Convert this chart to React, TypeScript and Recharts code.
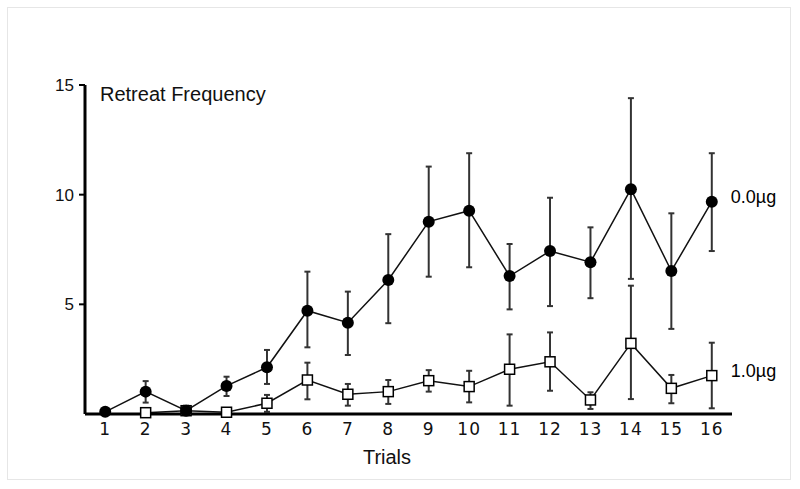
import React from 'react';
import { ComposedChart, Line, XAxis, YAxis, ErrorBar } from 'recharts';

const trials = [1, 2, 3, 4, 5, 6, 7, 8, 9, 10, 11, 12, 13, 14, 15, 16];

const ctrlMean = [0.1, 1.02, 0.15, 1.28, 2.13, 4.71, 4.16, 6.11, 8.77, 9.27, 6.29, 7.43, 6.92, 10.25, 6.52, 9.68];
const ctrlLow = [0.1, 0.52, 0.0, 0.82, 1.37, 3.04, 2.69, 4.14, 6.26, 6.69, 4.77, 4.92, 5.28, 6.16, 3.88, 7.43];
const ctrlHigh = [0.1, 1.5, 0.38, 1.7, 2.92, 6.49, 5.58, 8.2, 11.28, 11.89, 7.75, 9.86, 8.51, 14.4, 9.15, 11.89];

const drugMean = [null, 0.06, 0.15, 0.08, 0.49, 1.55, 0.9, 1.02, 1.52, 1.25, 2.04, 2.38, 0.64, 3.22, 1.17, 1.75];
const drugLow = [null, 0.0, 0.05, 0.08, 0.1, 0.67, 0.38, 0.46, 1.02, 0.53, 0.38, 1.06, 0.23, 0.68, 0.49, 0.26];
const drugHigh = [null, 0.26, 0.25, 0.08, 0.87, 2.34, 1.37, 1.55, 2.0, 1.97, 3.63, 3.72, 0.99, 5.85, 1.78, 3.25];

const xTicks = trials;
const yTicks = [5, 10, 15];
const ctrlLabel = '0.0\u00b5g';
const drugLabel = '1.0\u00b5g';
const yTitle = 'Retreat Frequency';
const xTitle = 'Trials';

const data = trials.map((t, i) => ({
  trial: t,
  ctrl: ctrlMean[i],
  ctrlErr: ctrlHigh[i] - ctrlLow[i] > 0 ? [ctrlMean[i] - ctrlLow[i], ctrlHigh[i] - ctrlMean[i]] : undefined,
  drug: drugMean[i],
  drugErr:
    drugMean[i] != null && (drugHigh[i] as number) - (drugLow[i] as number) > 0
      ? [(drugMean[i] as number) - (drugLow[i] as number), (drugHigh[i] as number) - (drugMean[i] as number)]
      : undefined,
}));

const last = trials.length - 1;
const TXT = "'DejaVu Sans', sans-serif";
const SANS = "'Liberation Sans', Arial, sans-serif";

const SquareDot = (props: any) => {
  const { cx, cy, index } = props;
  if (cx == null || cy == null || isNaN(cy)) return <g key={`sq-${index}`} />;
  return <rect key={`sq-${index}`} x={cx - 5} y={cy - 5} width={10} height={10} fill="#fff" stroke="#000" strokeWidth={1.5} />;
};

const CircleDot = (props: any) => {
  const { cx, cy, index } = props;
  if (cx == null || cy == null || isNaN(cy)) return <g key={`c-${index}`} />;
  return <circle key={`c-${index}`} cx={cx} cy={cy} r={6} fill="#000" />;
};

const makeLabel = (text: string) => (props: any) => {
  const { x, y, index } = props;
  if (index !== last) return <g key={`l-${index}`} />;
  return (
    <text key={`l-${index}`} x={x + 19} y={y - 3} dominantBaseline="middle" fontFamily={SANS} fontSize={18} fill="#000">
      {text}
    </text>
  );
};

const XTick = (props: any) => {
  const { x, y, payload } = props;
  return (
    <text x={x} y={y} dy="0.71em" textAnchor="middle" fontFamily={TXT} fontSize={17} letterSpacing={1} fill="#111">
      {payload.value}
    </text>
  );
};

export default function App() {
  return (
    <div style={{ position: 'absolute', left: 0, top: 0, width: 800, height: 489, background: '#fff' }}>
      <div
        style={{
          position: 'absolute',
          left: 7,
          top: 7,
          width: 784,
          height: 473,
          border: '1px solid #e6e6e6',
          boxSizing: 'border-box',
        }}
      />
      <div style={{ position: 'absolute', left: 0, top: 0 }}>
        <ComposedChart width={800} height={489} data={data} margin={{ top: 85, right: 68, left: 25, bottom: 45 }}>
          <XAxis
            dataKey="trial"
            type="number"
            domain={[0.5, 16.5]}
            ticks={xTicks}
            interval={0}
            height={30}
            tickLine={false}
            tickSize={6}
            tickMargin={3}
            axisLine={{ stroke: '#000', strokeWidth: 3 }}
            tick={<XTick />}
          />
          <YAxis
            type="number"
            domain={[0, 15]}
            ticks={yTicks}
            width={60}
            tickSize={6}
            tickMargin={5}
            tickLine={{ stroke: '#000', strokeWidth: 2 }}
            axisLine={{ stroke: '#000', strokeWidth: 3 }}
            tick={{ fill: '#111', fontSize: 17, fontFamily: SANS }}
          />
          <Line
            dataKey="drug"
            stroke="#111"
            strokeWidth={1.5}
            dot={SquareDot}
            activeDot={false}
            isAnimationActive={false}
            label={makeLabel(drugLabel)}
          >
            <ErrorBar dataKey="drugErr" direction="y" width={3} stroke="#333" strokeWidth={2} />
          </Line>
          <Line
            dataKey="ctrl"
            stroke="#111"
            strokeWidth={1.5}
            dot={CircleDot}
            activeDot={false}
            isAnimationActive={false}
            label={makeLabel(ctrlLabel)}
          >
            <ErrorBar dataKey="ctrlErr" direction="y" width={3} stroke="#333" strokeWidth={2} />
          </Line>
          <text x={100} y={101} fontFamily={SANS} fontSize={20} fill="#111">
            {yTitle}
          </text>
          <text x={387} y={464} textAnchor="middle" fontFamily={SANS} fontSize={20} fill="#111">
            {xTitle}
          </text>
        </ComposedChart>
      </div>
    </div>
  );
}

▶ Set problem
Images in the data above are to be skipped. Retype all other material exactly.

▶ The response
Convert this chart to React, TypeScript and Recharts code.
import React from 'react';
import { ComposedChart, Line, XAxis, YAxis, ErrorBar } from 'recharts';

const trials = [1, 2, 3, 4, 5, 6, 7, 8, 9, 10, 11, 12, 13, 14, 15, 16];

const ctrlMean = [0.1, 1.02, 0.15, 1.28, 2.13, 4.71, 4.16, 6.11, 8.77, 9.27, 6.29, 7.43, 6.92, 10.25, 6.52, 9.68];
const ctrlLow = [0.1, 0.52, 0.0, 0.82, 1.37, 3.04, 2.69, 4.14, 6.26, 6.69, 4.77, 4.92, 5.28, 6.16, 3.88, 7.43];
const ctrlHigh = [0.1, 1.5, 0.38, 1.7, 2.92, 6.49, 5.58, 8.2, 11.28, 11.89, 7.75, 9.86, 8.51, 14.4, 9.15, 11.89];

const drugMean = [null, 0.06, 0.15, 0.08, 0.49, 1.55, 0.9, 1.02, 1.52, 1.25, 2.04, 2.38, 0.64, 3.22, 1.17, 1.75];
const drugLow = [null, 0.0, 0.05, 0.08, 0.1, 0.67, 0.38, 0.46, 1.02, 0.53, 0.38, 1.06, 0.23, 0.68, 0.49, 0.26];
const drugHigh = [null, 0.26, 0.25, 0.08, 0.87, 2.34, 1.37, 1.55, 2.0, 1.97, 3.63, 3.72, 0.99, 5.85, 1.78, 3.25];

const xTicks = trials;
const yTicks = [5, 10, 15];
const ctrlLabel = '0.0\u00b5g';
const drugLabel = '1.0\u00b5g';
const yTitle = 'Retreat Frequency';
const xTitle = 'Trials';

const data = trials.map((t, i) => ({
  trial: t,
  ctrl: ctrlMean[i],
  ctrlErr: ctrlHigh[i] - ctrlLow[i] > 0 ? [ctrlMean[i] - ctrlLow[i], ctrlHigh[i] - ctrlMean[i]] : undefined,
  drug: drugMean[i],
  drugErr:
    drugMean[i] != null && (drugHigh[i] as number) - (drugLow[i] as number) > 0
      ? [(drugMean[i] as number) - (drugLow[i] as number), (drugHigh[i] as number) - (drugMean[i] as number)]
      : undefined,
}));

const last = trials.length - 1;
const TXT = "'DejaVu Sans', sans-serif";
const SANS = "'Liberation Sans', Arial, sans-serif";

const SquareDot = (props: any) => {
  const { cx, cy, index } = props;
  if (cx == null || cy == null || isNaN(cy)) return <g key={`sq-${index}`} />;
  return <rect key={`sq-${index}`} x={cx - 5} y={cy - 5} width={10} height={10} fill="#fff" stroke="#000" strokeWidth={1.5} />;
};

const CircleDot = (props: any) => {
  const { cx, cy, index } = props;
  if (cx == null || cy == null || isNaN(cy)) return <g key={`c-${index}`} />;
  return <circle key={`c-${index}`} cx={cx} cy={cy} r={6} fill="#000" />;
};

const makeLabel = (text: string) => (props: any) => {
  const { x, y, index } = props;
  if (index !== last) return <g key={`l-${index}`} />;
  return (
    <text key={`l-${index}`} x={x + 19} y={y - 3} dominantBaseline="middle" fontFamily={SANS} fontSize={18} fill="#000">
      {text}
    </text>
  );
};

const XTick = (props: any) => {
  const { x, y, payload } = props;
  return (
    <text x={x} y={y} dy="0.71em" textAnchor="middle" fontFamily={TXT} fontSize={17} letterSpacing={1} fill="#111">
      {payload.value}
    </text>
  );
};

export default function App() {
  return (
    <div style={{ position: 'absolute', left: 0, top: 0, width: 800, height: 489, background: '#fff' }}>
      <div
        style={{
          position: 'absolute',
          left: 7,
          top: 7,
          width: 784,
          height: 473,
          border: '1px solid #e6e6e6',
          boxSizing: 'border-box',
        }}
      />
      <div style={{ position: 'absolute', left: 0, top: 0 }}>
        <ComposedChart width={800} height={489} data={data} margin={{ top: 85, right: 68, left: 25, bottom: 45 }}>
          <XAxis
            dataKey="trial"
            type="number"
            domain={[0.5, 16.5]}
            ticks={xTicks}
            interval={0}
            height={30}
            tickLine={false}
            tickSize={6}
            tickMargin={3}
            axisLine={{ stroke: '#000', strokeWidth: 3 }}
            tick={<XTick />}
          />
          <YAxis
            type="number"
            domain={[0, 15]}
            ticks={yTicks}
            width={60}
            tickSize={6}
            tickMargin={5}
            tickLine={{ stroke: '#000', strokeWidth: 2 }}
            axisLine={{ stroke: '#000', strokeWidth: 3 }}
            tick={{ fill: '#111', fontSize: 17, fontFamily: SANS }}
          />
          <Line
            dataKey="drug"
            stroke="#111"
            strokeWidth={1.5}
            dot={SquareDot}
            activeDot={false}
            isAnimationActive={false}
            label={makeLabel(drugLabel)}
          >
            <ErrorBar dataKey="drugErr" direction="y" width={3} stroke="#333" strokeWidth={2} />
          </Line>
          <Line
            dataKey="ctrl"
            stroke="#111"
            strokeWidth={1.5}
            dot={CircleDot}
            activeDot={false}
            isAnimationActive={false}
            label={makeLabel(ctrlLabel)}
          >
            <ErrorBar dataKey="ctrlErr" direction="y" width={3} stroke="#333" strokeWidth={2} />
          </Line>
          <text x={100} y={101} fontFamily={SANS} fontSize={20} fill="#111">
            {yTitle}
          </text>
          <text x={387} y={464} textAnchor="middle" fontFamily={SANS} fontSize={20} fill="#111">
            {xTitle}
          </text>
        </ComposedChart>
      </div>
    </div>
  );
}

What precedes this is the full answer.